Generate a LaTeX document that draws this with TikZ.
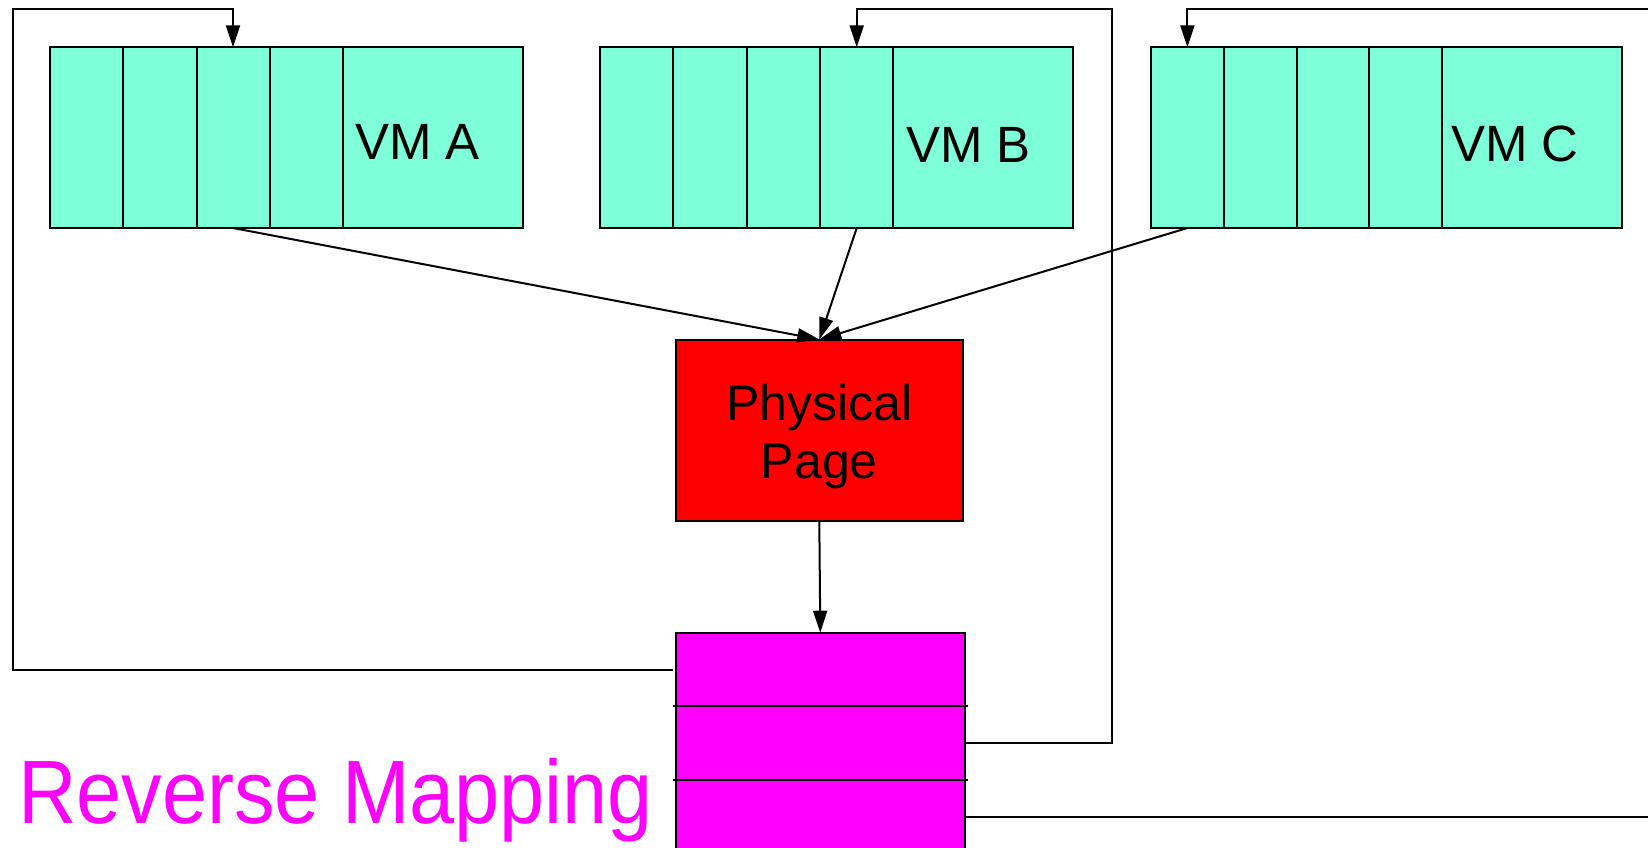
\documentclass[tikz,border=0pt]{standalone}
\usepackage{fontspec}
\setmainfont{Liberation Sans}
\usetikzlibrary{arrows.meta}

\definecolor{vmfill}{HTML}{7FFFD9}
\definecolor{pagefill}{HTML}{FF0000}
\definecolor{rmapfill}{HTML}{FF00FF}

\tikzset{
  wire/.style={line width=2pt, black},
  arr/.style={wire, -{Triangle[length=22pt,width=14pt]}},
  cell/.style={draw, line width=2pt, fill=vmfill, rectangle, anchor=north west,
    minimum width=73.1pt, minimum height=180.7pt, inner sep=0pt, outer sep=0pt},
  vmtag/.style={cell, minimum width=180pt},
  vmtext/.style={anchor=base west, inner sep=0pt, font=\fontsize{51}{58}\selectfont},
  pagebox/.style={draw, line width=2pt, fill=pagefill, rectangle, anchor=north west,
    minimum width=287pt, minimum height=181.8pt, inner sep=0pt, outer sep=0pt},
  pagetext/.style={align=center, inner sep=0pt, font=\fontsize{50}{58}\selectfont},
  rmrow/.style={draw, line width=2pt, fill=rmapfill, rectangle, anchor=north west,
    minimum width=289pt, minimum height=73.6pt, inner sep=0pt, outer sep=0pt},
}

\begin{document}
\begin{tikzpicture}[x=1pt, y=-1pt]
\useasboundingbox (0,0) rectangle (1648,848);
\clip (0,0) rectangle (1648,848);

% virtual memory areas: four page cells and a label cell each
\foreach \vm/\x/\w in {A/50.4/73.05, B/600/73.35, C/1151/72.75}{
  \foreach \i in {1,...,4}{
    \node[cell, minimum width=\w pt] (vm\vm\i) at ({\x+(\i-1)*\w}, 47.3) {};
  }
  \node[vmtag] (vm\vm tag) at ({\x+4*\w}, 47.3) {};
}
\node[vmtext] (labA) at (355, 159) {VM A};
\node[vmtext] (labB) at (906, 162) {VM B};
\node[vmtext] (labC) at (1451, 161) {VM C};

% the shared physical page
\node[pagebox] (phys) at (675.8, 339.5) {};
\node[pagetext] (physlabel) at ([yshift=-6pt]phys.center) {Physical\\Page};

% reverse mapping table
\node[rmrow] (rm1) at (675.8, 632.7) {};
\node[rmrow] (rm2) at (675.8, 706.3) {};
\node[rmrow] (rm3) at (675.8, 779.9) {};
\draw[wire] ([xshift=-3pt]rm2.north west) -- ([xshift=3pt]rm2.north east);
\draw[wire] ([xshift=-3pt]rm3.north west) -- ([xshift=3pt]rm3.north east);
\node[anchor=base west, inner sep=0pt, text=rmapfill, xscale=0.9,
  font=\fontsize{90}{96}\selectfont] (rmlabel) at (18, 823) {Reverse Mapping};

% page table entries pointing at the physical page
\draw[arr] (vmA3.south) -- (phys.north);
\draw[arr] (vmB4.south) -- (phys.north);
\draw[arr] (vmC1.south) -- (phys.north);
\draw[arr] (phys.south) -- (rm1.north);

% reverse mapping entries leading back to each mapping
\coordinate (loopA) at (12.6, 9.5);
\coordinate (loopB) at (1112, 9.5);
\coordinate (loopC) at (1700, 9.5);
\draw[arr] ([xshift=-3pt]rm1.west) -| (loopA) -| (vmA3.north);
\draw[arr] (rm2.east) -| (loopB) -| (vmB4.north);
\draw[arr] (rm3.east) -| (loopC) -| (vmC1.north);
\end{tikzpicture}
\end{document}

··········

*Written task:*
Quote the data exactly, leaving every image out of the copy.

*Task solution:*
Generate a LaTeX document that draws this with TikZ.
\documentclass[tikz,border=0pt]{standalone}
\usepackage{fontspec}
\setmainfont{Liberation Sans}
\usetikzlibrary{arrows.meta}

\definecolor{vmfill}{HTML}{7FFFD9}
\definecolor{pagefill}{HTML}{FF0000}
\definecolor{rmapfill}{HTML}{FF00FF}

\tikzset{
  wire/.style={line width=2pt, black},
  arr/.style={wire, -{Triangle[length=22pt,width=14pt]}},
  cell/.style={draw, line width=2pt, fill=vmfill, rectangle, anchor=north west,
    minimum width=73.1pt, minimum height=180.7pt, inner sep=0pt, outer sep=0pt},
  vmtag/.style={cell, minimum width=180pt},
  vmtext/.style={anchor=base west, inner sep=0pt, font=\fontsize{51}{58}\selectfont},
  pagebox/.style={draw, line width=2pt, fill=pagefill, rectangle, anchor=north west,
    minimum width=287pt, minimum height=181.8pt, inner sep=0pt, outer sep=0pt},
  pagetext/.style={align=center, inner sep=0pt, font=\fontsize{50}{58}\selectfont},
  rmrow/.style={draw, line width=2pt, fill=rmapfill, rectangle, anchor=north west,
    minimum width=289pt, minimum height=73.6pt, inner sep=0pt, outer sep=0pt},
}

\begin{document}
\begin{tikzpicture}[x=1pt, y=-1pt]
\useasboundingbox (0,0) rectangle (1648,848);
\clip (0,0) rectangle (1648,848);

% virtual memory areas: four page cells and a label cell each
\foreach \vm/\x/\w in {A/50.4/73.05, B/600/73.35, C/1151/72.75}{
  \foreach \i in {1,...,4}{
    \node[cell, minimum width=\w pt] (vm\vm\i) at ({\x+(\i-1)*\w}, 47.3) {};
  }
  \node[vmtag] (vm\vm tag) at ({\x+4*\w}, 47.3) {};
}
\node[vmtext] (labA) at (355, 159) {VM A};
\node[vmtext] (labB) at (906, 162) {VM B};
\node[vmtext] (labC) at (1451, 161) {VM C};

% the shared physical page
\node[pagebox] (phys) at (675.8, 339.5) {};
\node[pagetext] (physlabel) at ([yshift=-6pt]phys.center) {Physical\\Page};

% reverse mapping table
\node[rmrow] (rm1) at (675.8, 632.7) {};
\node[rmrow] (rm2) at (675.8, 706.3) {};
\node[rmrow] (rm3) at (675.8, 779.9) {};
\draw[wire] ([xshift=-3pt]rm2.north west) -- ([xshift=3pt]rm2.north east);
\draw[wire] ([xshift=-3pt]rm3.north west) -- ([xshift=3pt]rm3.north east);
\node[anchor=base west, inner sep=0pt, text=rmapfill, xscale=0.9,
  font=\fontsize{90}{96}\selectfont] (rmlabel) at (18, 823) {Reverse Mapping};

% page table entries pointing at the physical page
\draw[arr] (vmA3.south) -- (phys.north);
\draw[arr] (vmB4.south) -- (phys.north);
\draw[arr] (vmC1.south) -- (phys.north);
\draw[arr] (phys.south) -- (rm1.north);

% reverse mapping entries leading back to each mapping
\coordinate (loopA) at (12.6, 9.5);
\coordinate (loopB) at (1112, 9.5);
\coordinate (loopC) at (1700, 9.5);
\draw[arr] ([xshift=-3pt]rm1.west) -| (loopA) -| (vmA3.north);
\draw[arr] (rm2.east) -| (loopB) -| (vmB4.north);
\draw[arr] (rm3.east) -| (loopC) -| (vmC1.north);
\end{tikzpicture}
\end{document}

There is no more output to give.